* Begin SOURCE EXCERPT *
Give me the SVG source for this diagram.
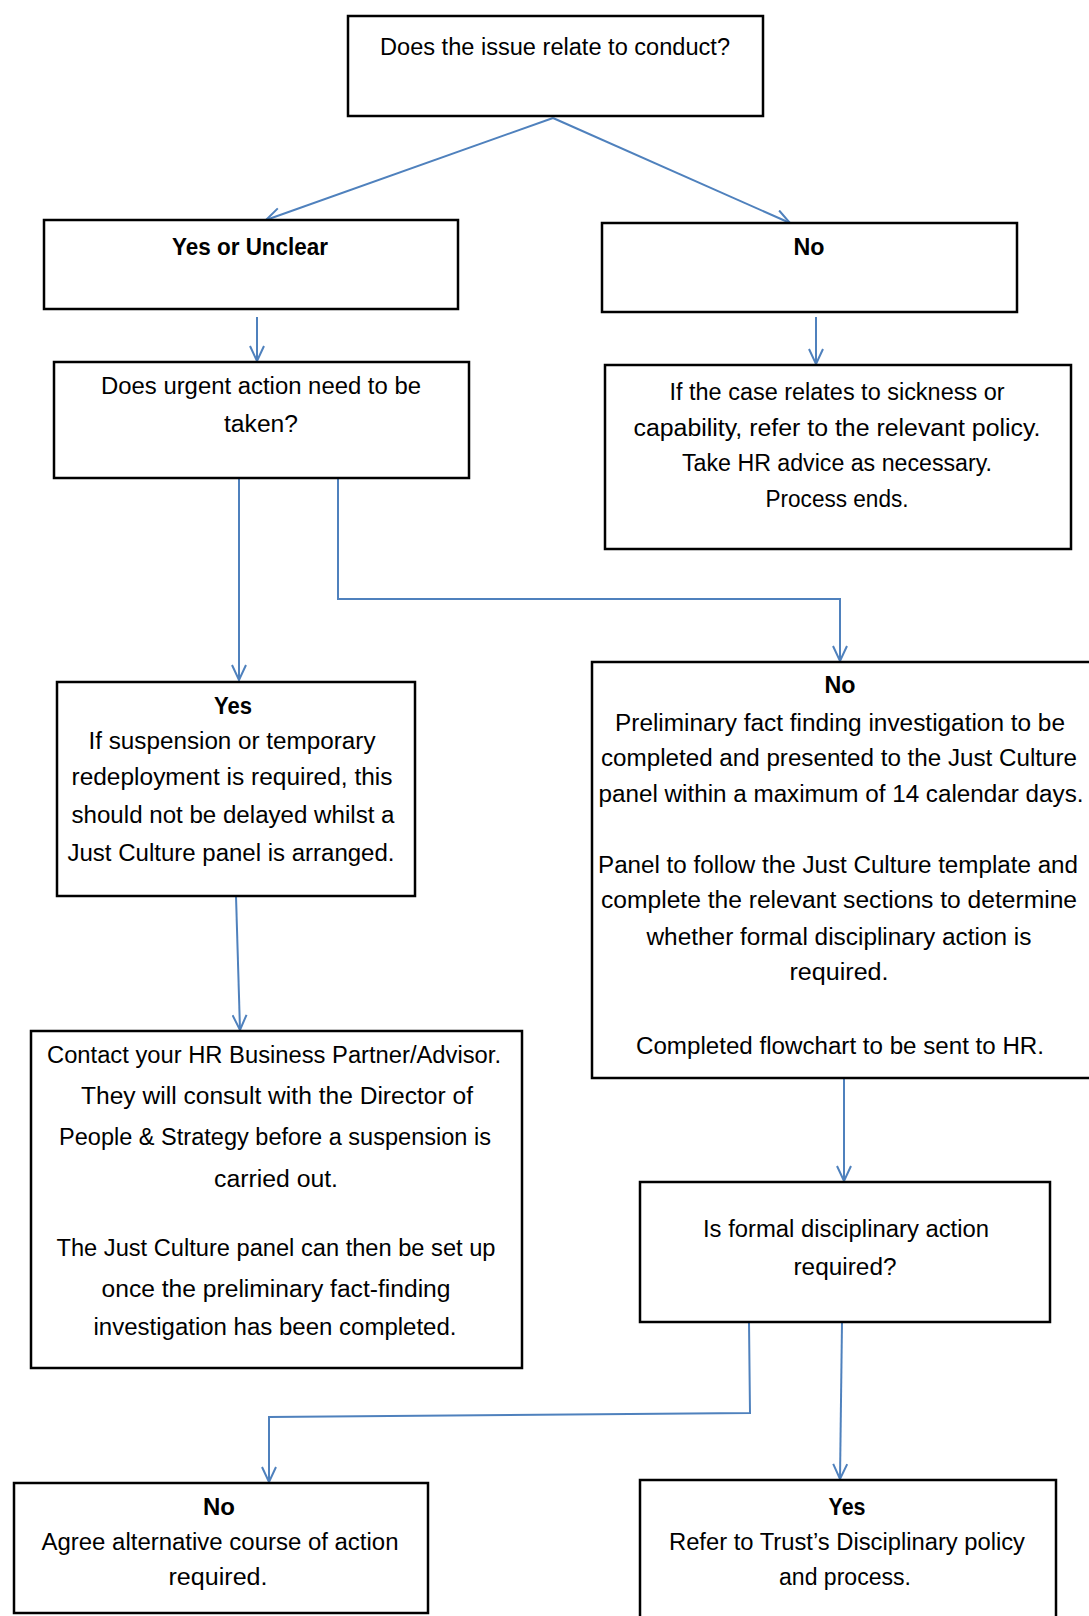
<svg xmlns="http://www.w3.org/2000/svg" width="1089" height="1616" viewBox="0 0 1089 1616">
<style>
.box{fill:#fff;stroke:#000;stroke-width:2.5}
.t{font-family:"Liberation Sans Narrow","Liberation Sans",Arial,sans-serif;font-size:23px;fill:#000;text-anchor:middle}
.b{font-weight:bold}
.c{fill:none;stroke:#4f81bd;stroke-width:2;marker-end:url(#ah)}
</style>
<defs>
<marker id="ah" markerUnits="userSpaceOnUse" markerWidth="18" markerHeight="16" refX="16" refY="8" orient="auto">
<path d="M1,1 L16,8 L1,15" fill="none" stroke="#4f81bd" stroke-width="2"/>
</marker>
</defs>
<rect width="1089" height="1616" fill="#fff"/>
<g id="connectors">
<path class="c" d="M553,118 L266,220"/>
<path class="c" d="M553,118 L790,223"/>
<path class="c" d="M257,317 L257,361"/>
<path class="c" d="M816,317 L816,364"/>
<path class="c" d="M239,475 L239,680"/>
<path class="c" d="M338,475 L338,599 L840,599 L840,661"/>
<path class="c" d="M236,896 L240,1030"/>
<path class="c" d="M844,1078 L844,1181"/>
<path class="c" d="M749,1322 L750,1413 L269,1417 L269,1482"/>
<path class="c" d="M842,1322 L840,1479"/>
</g>
<g id="n1"><rect class="box" x="348" y="16" width="415" height="100"/>
<text class="t" x="555" y="55" textLength="350" lengthAdjust="spacingAndGlyphs">Does the issue relate to conduct?</text></g>
<g id="n2"><rect class="box" x="44" y="220" width="414" height="89"/>
<text class="t b" x="250" y="255" textLength="156" lengthAdjust="spacingAndGlyphs">Yes or Unclear</text></g>
<g id="n3"><rect class="box" x="602" y="223" width="415" height="89"/>
<text class="t b" x="809" y="255" textLength="31" lengthAdjust="spacingAndGlyphs">No</text></g>
<g id="n4"><rect class="box" x="54" y="362" width="415" height="116"/>
<text class="t" x="261" y="394" textLength="320" lengthAdjust="spacingAndGlyphs">Does urgent action  need to be</text>
<text class="t" x="261" y="432" textLength="74" lengthAdjust="spacingAndGlyphs">taken?</text></g>
<g id="n5"><rect class="box" x="605" y="365" width="466" height="184"/>
<text class="t" x="837" y="400" textLength="335" lengthAdjust="spacingAndGlyphs">If the case relates to sickness or</text>
<text class="t" x="837" y="436" textLength="407" lengthAdjust="spacingAndGlyphs">capability,  refer to the relevant policy.</text>
<text class="t" x="837" y="471" textLength="310" lengthAdjust="spacingAndGlyphs">Take HR advice as necessary.</text>
<text class="t" x="837" y="507" textLength="143" lengthAdjust="spacingAndGlyphs">Process ends.</text></g>
<g id="n6"><rect class="box" x="57" y="682" width="358" height="214"/>
<text class="t b" x="233" y="714" textLength="38" lengthAdjust="spacingAndGlyphs">Yes</text>
<text class="t" x="232" y="749" textLength="287" lengthAdjust="spacingAndGlyphs">If suspension or temporary</text>
<text class="t" x="232" y="785" textLength="321" lengthAdjust="spacingAndGlyphs">redeployment is required, this</text>
<text class="t" x="233" y="823" textLength="323" lengthAdjust="spacingAndGlyphs">should not be delayed whilst a</text>
<text class="t" x="231" y="861" textLength="327" lengthAdjust="spacingAndGlyphs">Just Culture panel is arranged.</text></g>
<g id="n7"><rect class="box" x="592" y="662" width="500" height="416"/>
<text class="t b" x="840" y="693" textLength="31" lengthAdjust="spacingAndGlyphs">No</text>
<text class="t" x="840" y="731" textLength="450" lengthAdjust="spacingAndGlyphs">Preliminary fact finding investigation to be</text>
<text class="t" x="839" y="766" textLength="476" lengthAdjust="spacingAndGlyphs">completed  and presented to the Just Culture</text>
<text class="t" x="841" y="802" textLength="485" lengthAdjust="spacingAndGlyphs">panel within a maximum of 14 calendar days.</text>
<text class="t" x="838" y="873" textLength="480" lengthAdjust="spacingAndGlyphs">Panel to follow  the Just Culture template and</text>
<text class="t" x="839" y="908" textLength="476" lengthAdjust="spacingAndGlyphs">complete the relevant sections to determine</text>
<text class="t" x="839" y="945" textLength="385" lengthAdjust="spacingAndGlyphs">whether formal disciplinary action is</text>
<text class="t" x="839" y="980" textLength="99" lengthAdjust="spacingAndGlyphs">required.</text>
<text class="t" x="840" y="1054" textLength="408" lengthAdjust="spacingAndGlyphs">Completed  flowchart to be sent to HR.</text></g>
<g id="n8"><rect class="box" x="31" y="1031" width="491" height="337"/>
<text class="t" x="274" y="1063" textLength="454" lengthAdjust="spacingAndGlyphs">Contact  your HR Business Partner/Advisor.</text>
<text class="t" x="277" y="1104" textLength="392" lengthAdjust="spacingAndGlyphs">They will consult with  the Director of</text>
<text class="t" x="275" y="1145" textLength="432" lengthAdjust="spacingAndGlyphs">People &amp; Strategy before a suspension is</text>
<text class="t" x="276" y="1187" textLength="124" lengthAdjust="spacingAndGlyphs">carried out.</text>
<text class="t" x="276" y="1256" textLength="439" lengthAdjust="spacingAndGlyphs">The Just Culture panel can then be set up</text>
<text class="t" x="276" y="1297" textLength="349" lengthAdjust="spacingAndGlyphs">once the preliminary fact-finding</text>
<text class="t" x="275" y="1335" textLength="363" lengthAdjust="spacingAndGlyphs">investigation has been completed.</text></g>
<g id="n9"><rect class="box" x="640" y="1182" width="410" height="140"/>
<text class="t" x="846" y="1237" textLength="286" lengthAdjust="spacingAndGlyphs">Is formal disciplinary action</text>
<text class="t" x="845" y="1275" textLength="103" lengthAdjust="spacingAndGlyphs">required?</text></g>
<g id="n10"><rect class="box" x="14" y="1483" width="414" height="130"/>
<text class="t b" x="219" y="1515" textLength="32" lengthAdjust="spacingAndGlyphs">No</text>
<text class="t" x="220" y="1550" textLength="357" lengthAdjust="spacingAndGlyphs">Agree alternative course of action</text>
<text class="t" x="218" y="1585" textLength="99" lengthAdjust="spacingAndGlyphs">required.</text></g>
<g id="n11"><rect class="box" x="640" y="1480" width="416" height="150"/>
<text class="t b" x="847" y="1515" textLength="37" lengthAdjust="spacingAndGlyphs">Yes</text>
<text class="t" x="847" y="1550" textLength="356" lengthAdjust="spacingAndGlyphs">Refer to Trust’s Disciplinary policy</text>
<text class="t" x="845" y="1585" textLength="132" lengthAdjust="spacingAndGlyphs">and process.</text></g>
</svg>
* End SOURCE EXCERPT *
**GIVEN PROBLEM:** Quote each line of the listing exactly, but leave the pictures out.

**COMPLETED TASK:**
Give me the SVG source for this diagram.
<svg xmlns="http://www.w3.org/2000/svg" width="1089" height="1616" viewBox="0 0 1089 1616">
<style>
.box{fill:#fff;stroke:#000;stroke-width:2.5}
.t{font-family:"Liberation Sans Narrow","Liberation Sans",Arial,sans-serif;font-size:23px;fill:#000;text-anchor:middle}
.b{font-weight:bold}
.c{fill:none;stroke:#4f81bd;stroke-width:2;marker-end:url(#ah)}
</style>
<defs>
<marker id="ah" markerUnits="userSpaceOnUse" markerWidth="18" markerHeight="16" refX="16" refY="8" orient="auto">
<path d="M1,1 L16,8 L1,15" fill="none" stroke="#4f81bd" stroke-width="2"/>
</marker>
</defs>
<rect width="1089" height="1616" fill="#fff"/>
<g id="connectors">
<path class="c" d="M553,118 L266,220"/>
<path class="c" d="M553,118 L790,223"/>
<path class="c" d="M257,317 L257,361"/>
<path class="c" d="M816,317 L816,364"/>
<path class="c" d="M239,475 L239,680"/>
<path class="c" d="M338,475 L338,599 L840,599 L840,661"/>
<path class="c" d="M236,896 L240,1030"/>
<path class="c" d="M844,1078 L844,1181"/>
<path class="c" d="M749,1322 L750,1413 L269,1417 L269,1482"/>
<path class="c" d="M842,1322 L840,1479"/>
</g>
<g id="n1"><rect class="box" x="348" y="16" width="415" height="100"/>
<text class="t" x="555" y="55" textLength="350" lengthAdjust="spacingAndGlyphs">Does the issue relate to conduct?</text></g>
<g id="n2"><rect class="box" x="44" y="220" width="414" height="89"/>
<text class="t b" x="250" y="255" textLength="156" lengthAdjust="spacingAndGlyphs">Yes or Unclear</text></g>
<g id="n3"><rect class="box" x="602" y="223" width="415" height="89"/>
<text class="t b" x="809" y="255" textLength="31" lengthAdjust="spacingAndGlyphs">No</text></g>
<g id="n4"><rect class="box" x="54" y="362" width="415" height="116"/>
<text class="t" x="261" y="394" textLength="320" lengthAdjust="spacingAndGlyphs">Does urgent action  need to be</text>
<text class="t" x="261" y="432" textLength="74" lengthAdjust="spacingAndGlyphs">taken?</text></g>
<g id="n5"><rect class="box" x="605" y="365" width="466" height="184"/>
<text class="t" x="837" y="400" textLength="335" lengthAdjust="spacingAndGlyphs">If the case relates to sickness or</text>
<text class="t" x="837" y="436" textLength="407" lengthAdjust="spacingAndGlyphs">capability,  refer to the relevant policy.</text>
<text class="t" x="837" y="471" textLength="310" lengthAdjust="spacingAndGlyphs">Take HR advice as necessary.</text>
<text class="t" x="837" y="507" textLength="143" lengthAdjust="spacingAndGlyphs">Process ends.</text></g>
<g id="n6"><rect class="box" x="57" y="682" width="358" height="214"/>
<text class="t b" x="233" y="714" textLength="38" lengthAdjust="spacingAndGlyphs">Yes</text>
<text class="t" x="232" y="749" textLength="287" lengthAdjust="spacingAndGlyphs">If suspension or temporary</text>
<text class="t" x="232" y="785" textLength="321" lengthAdjust="spacingAndGlyphs">redeployment is required, this</text>
<text class="t" x="233" y="823" textLength="323" lengthAdjust="spacingAndGlyphs">should not be delayed whilst a</text>
<text class="t" x="231" y="861" textLength="327" lengthAdjust="spacingAndGlyphs">Just Culture panel is arranged.</text></g>
<g id="n7"><rect class="box" x="592" y="662" width="500" height="416"/>
<text class="t b" x="840" y="693" textLength="31" lengthAdjust="spacingAndGlyphs">No</text>
<text class="t" x="840" y="731" textLength="450" lengthAdjust="spacingAndGlyphs">Preliminary fact finding investigation to be</text>
<text class="t" x="839" y="766" textLength="476" lengthAdjust="spacingAndGlyphs">completed  and presented to the Just Culture</text>
<text class="t" x="841" y="802" textLength="485" lengthAdjust="spacingAndGlyphs">panel within a maximum of 14 calendar days.</text>
<text class="t" x="838" y="873" textLength="480" lengthAdjust="spacingAndGlyphs">Panel to follow  the Just Culture template and</text>
<text class="t" x="839" y="908" textLength="476" lengthAdjust="spacingAndGlyphs">complete the relevant sections to determine</text>
<text class="t" x="839" y="945" textLength="385" lengthAdjust="spacingAndGlyphs">whether formal disciplinary action is</text>
<text class="t" x="839" y="980" textLength="99" lengthAdjust="spacingAndGlyphs">required.</text>
<text class="t" x="840" y="1054" textLength="408" lengthAdjust="spacingAndGlyphs">Completed  flowchart to be sent to HR.</text></g>
<g id="n8"><rect class="box" x="31" y="1031" width="491" height="337"/>
<text class="t" x="274" y="1063" textLength="454" lengthAdjust="spacingAndGlyphs">Contact  your HR Business Partner/Advisor.</text>
<text class="t" x="277" y="1104" textLength="392" lengthAdjust="spacingAndGlyphs">They will consult with  the Director of</text>
<text class="t" x="275" y="1145" textLength="432" lengthAdjust="spacingAndGlyphs">People &amp; Strategy before a suspension is</text>
<text class="t" x="276" y="1187" textLength="124" lengthAdjust="spacingAndGlyphs">carried out.</text>
<text class="t" x="276" y="1256" textLength="439" lengthAdjust="spacingAndGlyphs">The Just Culture panel can then be set up</text>
<text class="t" x="276" y="1297" textLength="349" lengthAdjust="spacingAndGlyphs">once the preliminary fact-finding</text>
<text class="t" x="275" y="1335" textLength="363" lengthAdjust="spacingAndGlyphs">investigation has been completed.</text></g>
<g id="n9"><rect class="box" x="640" y="1182" width="410" height="140"/>
<text class="t" x="846" y="1237" textLength="286" lengthAdjust="spacingAndGlyphs">Is formal disciplinary action</text>
<text class="t" x="845" y="1275" textLength="103" lengthAdjust="spacingAndGlyphs">required?</text></g>
<g id="n10"><rect class="box" x="14" y="1483" width="414" height="130"/>
<text class="t b" x="219" y="1515" textLength="32" lengthAdjust="spacingAndGlyphs">No</text>
<text class="t" x="220" y="1550" textLength="357" lengthAdjust="spacingAndGlyphs">Agree alternative course of action</text>
<text class="t" x="218" y="1585" textLength="99" lengthAdjust="spacingAndGlyphs">required.</text></g>
<g id="n11"><rect class="box" x="640" y="1480" width="416" height="150"/>
<text class="t b" x="847" y="1515" textLength="37" lengthAdjust="spacingAndGlyphs">Yes</text>
<text class="t" x="847" y="1550" textLength="356" lengthAdjust="spacingAndGlyphs">Refer to Trust’s Disciplinary policy</text>
<text class="t" x="845" y="1585" textLength="132" lengthAdjust="spacingAndGlyphs">and process.</text></g>
</svg>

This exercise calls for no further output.